Spill kits are a "must have" item for companies with mobile staff that might be in a situation where a chemical or oil spill may occur. Fines are far more expensive than the cost of a spill kit, so it's important to have at least one in the cab of every truck the company owns.
But what type of spill kit do I need? Should I use a "universal" spill kit over something more specialized. And how do I dispose of the waste when it's done?
This article includes some answers that may help:
- What is a universal spill kit?
- What do spill kits for oil spills contain?
- What do spill kits for chemical spills contain?
- What state laws for industrial waste spills should I consider?
- Do I even need a spill kit?
What is a Universal Spill Kit?
A universal spill kit is a type of spill kit that is designed to be used to clean up and contain spills of a wide range of hazardous materials. These kits typically include a variety of absorbent materials, such as pads, booms, and socks, that can be used to soak up and contain liquids of different viscosities and types, including oil, water, and chemicals.
Universal spill kits may also include other supplies, such as protective gear, cleanup tools, and disposal bags, to help responders safely and effectively manage spills. Some universal spill kits are also equipped with specialized materials, such as neutralizers, that can be used to treat spills of certain types of hazardous materials.
What Do Oil Spill Kits Include?
For oil spills, your spill kit needs to be deployed quickly to absorb oil and keep contamination in check. OSHA rules dictate that a kit needs to be on-hand to collect oil from the largest container on site. If you're at a facility, your spill response preparation probably includes grading the floor near the containment vessel to lead spills to a trench for easier cleanup.
Portable spill kits, on the other hand, help companies meet OSHA regulations while employees are mobile. For instance, a company truck that has a 25 gallon fuel pump needs to have a spill kit for those 25 gallons. Trucks that transport smaller amounts or have the potential of small oil leaks needs to have a spill kit onboard that meets the potential spill.
What Do Spill Kits for Chemical Spills Include?
Choosing a universal oil spill kit is much more cost effective for companies that only haul oil or fuel but not chemicals. Why? The requirements and materials are different. Booms for oil, for instance, don't need to have properties to absorb and contain caustic chemicals, so they might be cheaper. Also, you're kit doesn't need to include as much personal protective gear. Chemical spills, however, require gear to both clean up the spill and to protect workers doing the spill remediation.

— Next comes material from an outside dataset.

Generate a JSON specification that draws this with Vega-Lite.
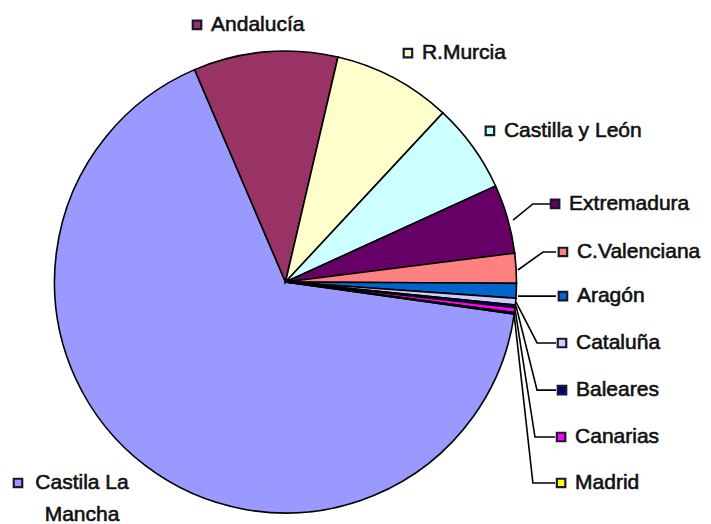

And this isn't us saying this. OSHA requires companies to be able to quickly handle the type of oil or fuel spills they'll encounter. Having a kit makes it easy to meet those requirements.
State Law for Industrial Waste Spills
Laws vary from state to state, so you'll need to check on the laws in your state for how to handle a spill. In Idaho (where Outpak is located), our laws really narrow down to "speed, coverage and disposal".
#1: Clean Waste Quickly
Cleaning a spill quickly is the goal with most laws. What does "quick" mean for oil spill cleanup? Generally, quick means proving that you can clean a spill quickly is as important as quickly cleaning the spill. For instance, if you don't have a spill kit ready and the time it takes to get the materials means that the spill has absorbed into the ground or some water runoff channel, then you could be in violation. And oil and fuel spills can be expensive; up to $70,000 in fines!
Having a spill kit on hand that's suitable for potential spills proves that you're ready to quickly clean spills that happen.
#2: Clean Waste Completely
Ensuring your spill kit can cover the area of a potential spill is generally also judged on a "case by case" basis. Some states say that you should be ready to protect against a spill of 10% of a containment vessel. Others say that you should be able to contain the enter spill.
We say focus on the spirit of the law and you'll be protected. If you're able to cover for the entire spill, then there's no question that your company would succeed an OSHA review.
#3: Dispose of Waste Fully
Finally, spill kits are one-time use only and must be disposed of according to state rules for the disposal of hazardous waste. For every kit, we suggest including your company procedures on how to dispose of that waste. Reference state rules on disposal to make your policy.
Do I Need a Spill Kit, according to OSHA?
No. You don't need a kit. What OSHA (and most state regulations) require is that you handle spills quickly. What "speed" is for cleanup is based on the context of your situation, but it's very difficult to cleanup a spill quickly (or prove that you can clean up a spill quickly) without some type of kit on hand. That's why having a spill cleanup kit is a cost-effective way to meet OSHA rules and to easily pass OSHA inspection, should you ever get one.
Some companies believe that having a bag of cat litter, some gloves, and a trash bag will also suffice. It's won't, because worker safety, public signage, a path to disposal are not addressed. You can create a kit that will work, but the cost and issues related to storage often make DIY solutions cost prohibitive. It's better to just buy a kit that's designed to meet OSHA rules so you can focus on the work your company is trained to do.
Can I Use Spill Kits More Than Once?
No. Spill kits are designed for single use. Once the waste is contained, use the spill kit bag to collect the waste and then dispose according to state and OSHA laws.